-- TASK DETAILS --
Transcribe the material exactly. Images do not belong in the copy.

-- DATA BLOCK --
════
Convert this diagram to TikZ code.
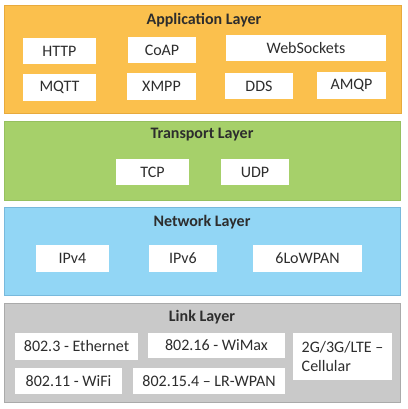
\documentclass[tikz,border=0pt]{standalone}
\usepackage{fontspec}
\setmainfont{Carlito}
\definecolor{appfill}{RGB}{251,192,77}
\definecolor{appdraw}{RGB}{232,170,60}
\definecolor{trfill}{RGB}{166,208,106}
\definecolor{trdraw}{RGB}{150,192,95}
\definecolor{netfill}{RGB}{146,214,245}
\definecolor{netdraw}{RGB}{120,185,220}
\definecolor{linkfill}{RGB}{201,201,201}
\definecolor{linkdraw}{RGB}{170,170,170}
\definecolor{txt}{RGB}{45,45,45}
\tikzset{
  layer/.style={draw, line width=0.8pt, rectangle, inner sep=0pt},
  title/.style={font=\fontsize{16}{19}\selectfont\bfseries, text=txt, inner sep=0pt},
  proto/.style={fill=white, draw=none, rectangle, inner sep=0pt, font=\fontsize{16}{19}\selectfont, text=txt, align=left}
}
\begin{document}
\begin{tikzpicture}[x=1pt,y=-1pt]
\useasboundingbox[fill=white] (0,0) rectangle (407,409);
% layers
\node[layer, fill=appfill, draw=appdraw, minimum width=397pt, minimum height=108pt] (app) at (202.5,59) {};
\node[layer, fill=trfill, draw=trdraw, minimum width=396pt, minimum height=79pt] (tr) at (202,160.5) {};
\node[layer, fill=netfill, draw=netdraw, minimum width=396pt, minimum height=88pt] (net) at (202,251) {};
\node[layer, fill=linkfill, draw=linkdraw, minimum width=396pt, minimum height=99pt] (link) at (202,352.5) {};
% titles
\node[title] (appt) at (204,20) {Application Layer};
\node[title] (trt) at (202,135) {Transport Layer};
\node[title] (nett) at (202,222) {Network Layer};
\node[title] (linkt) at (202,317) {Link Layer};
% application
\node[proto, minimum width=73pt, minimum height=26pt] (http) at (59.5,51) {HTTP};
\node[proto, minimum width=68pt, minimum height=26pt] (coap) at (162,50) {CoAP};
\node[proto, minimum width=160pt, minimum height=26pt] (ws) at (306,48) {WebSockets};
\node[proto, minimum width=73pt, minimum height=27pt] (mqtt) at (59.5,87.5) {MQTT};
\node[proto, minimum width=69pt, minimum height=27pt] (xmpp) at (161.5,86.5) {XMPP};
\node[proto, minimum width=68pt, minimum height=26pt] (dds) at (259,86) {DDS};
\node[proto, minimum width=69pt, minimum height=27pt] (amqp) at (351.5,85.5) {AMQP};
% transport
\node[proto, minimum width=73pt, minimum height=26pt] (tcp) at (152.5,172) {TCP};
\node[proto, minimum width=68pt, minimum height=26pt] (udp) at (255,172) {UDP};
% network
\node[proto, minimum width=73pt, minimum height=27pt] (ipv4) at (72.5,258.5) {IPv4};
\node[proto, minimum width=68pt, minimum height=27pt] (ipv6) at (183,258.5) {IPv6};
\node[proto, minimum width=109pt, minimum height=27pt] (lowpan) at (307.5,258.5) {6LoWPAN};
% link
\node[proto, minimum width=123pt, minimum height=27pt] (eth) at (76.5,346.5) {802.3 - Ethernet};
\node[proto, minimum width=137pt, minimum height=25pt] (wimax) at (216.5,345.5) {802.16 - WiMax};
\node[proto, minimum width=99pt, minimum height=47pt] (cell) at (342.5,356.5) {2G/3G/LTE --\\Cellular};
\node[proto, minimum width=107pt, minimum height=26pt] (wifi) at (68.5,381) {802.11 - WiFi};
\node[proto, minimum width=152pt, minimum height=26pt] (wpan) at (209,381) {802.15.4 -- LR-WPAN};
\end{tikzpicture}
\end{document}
════
-- ANSWER IN FULL --
Convert this diagram to TikZ code.
\documentclass[tikz,border=0pt]{standalone}
\usepackage{fontspec}
\setmainfont{Carlito}
\definecolor{appfill}{RGB}{251,192,77}
\definecolor{appdraw}{RGB}{232,170,60}
\definecolor{trfill}{RGB}{166,208,106}
\definecolor{trdraw}{RGB}{150,192,95}
\definecolor{netfill}{RGB}{146,214,245}
\definecolor{netdraw}{RGB}{120,185,220}
\definecolor{linkfill}{RGB}{201,201,201}
\definecolor{linkdraw}{RGB}{170,170,170}
\definecolor{txt}{RGB}{45,45,45}
\tikzset{
  layer/.style={draw, line width=0.8pt, rectangle, inner sep=0pt},
  title/.style={font=\fontsize{16}{19}\selectfont\bfseries, text=txt, inner sep=0pt},
  proto/.style={fill=white, draw=none, rectangle, inner sep=0pt, font=\fontsize{16}{19}\selectfont, text=txt, align=left}
}
\begin{document}
\begin{tikzpicture}[x=1pt,y=-1pt]
\useasboundingbox[fill=white] (0,0) rectangle (407,409);
% layers
\node[layer, fill=appfill, draw=appdraw, minimum width=397pt, minimum height=108pt] (app) at (202.5,59) {};
\node[layer, fill=trfill, draw=trdraw, minimum width=396pt, minimum height=79pt] (tr) at (202,160.5) {};
\node[layer, fill=netfill, draw=netdraw, minimum width=396pt, minimum height=88pt] (net) at (202,251) {};
\node[layer, fill=linkfill, draw=linkdraw, minimum width=396pt, minimum height=99pt] (link) at (202,352.5) {};
% titles
\node[title] (appt) at (204,20) {Application Layer};
\node[title] (trt) at (202,135) {Transport Layer};
\node[title] (nett) at (202,222) {Network Layer};
\node[title] (linkt) at (202,317) {Link Layer};
% application
\node[proto, minimum width=73pt, minimum height=26pt] (http) at (59.5,51) {HTTP};
\node[proto, minimum width=68pt, minimum height=26pt] (coap) at (162,50) {CoAP};
\node[proto, minimum width=160pt, minimum height=26pt] (ws) at (306,48) {WebSockets};
\node[proto, minimum width=73pt, minimum height=27pt] (mqtt) at (59.5,87.5) {MQTT};
\node[proto, minimum width=69pt, minimum height=27pt] (xmpp) at (161.5,86.5) {XMPP};
\node[proto, minimum width=68pt, minimum height=26pt] (dds) at (259,86) {DDS};
\node[proto, minimum width=69pt, minimum height=27pt] (amqp) at (351.5,85.5) {AMQP};
% transport
\node[proto, minimum width=73pt, minimum height=26pt] (tcp) at (152.5,172) {TCP};
\node[proto, minimum width=68pt, minimum height=26pt] (udp) at (255,172) {UDP};
% network
\node[proto, minimum width=73pt, minimum height=27pt] (ipv4) at (72.5,258.5) {IPv4};
\node[proto, minimum width=68pt, minimum height=27pt] (ipv6) at (183,258.5) {IPv6};
\node[proto, minimum width=109pt, minimum height=27pt] (lowpan) at (307.5,258.5) {6LoWPAN};
% link
\node[proto, minimum width=123pt, minimum height=27pt] (eth) at (76.5,346.5) {802.3 - Ethernet};
\node[proto, minimum width=137pt, minimum height=25pt] (wimax) at (216.5,345.5) {802.16 - WiMax};
\node[proto, minimum width=99pt, minimum height=47pt] (cell) at (342.5,356.5) {2G/3G/LTE --\\Cellular};
\node[proto, minimum width=107pt, minimum height=26pt] (wifi) at (68.5,381) {802.11 - WiFi};
\node[proto, minimum width=152pt, minimum height=26pt] (wpan) at (209,381) {802.15.4 -- LR-WPAN};
\end{tikzpicture}
\end{document}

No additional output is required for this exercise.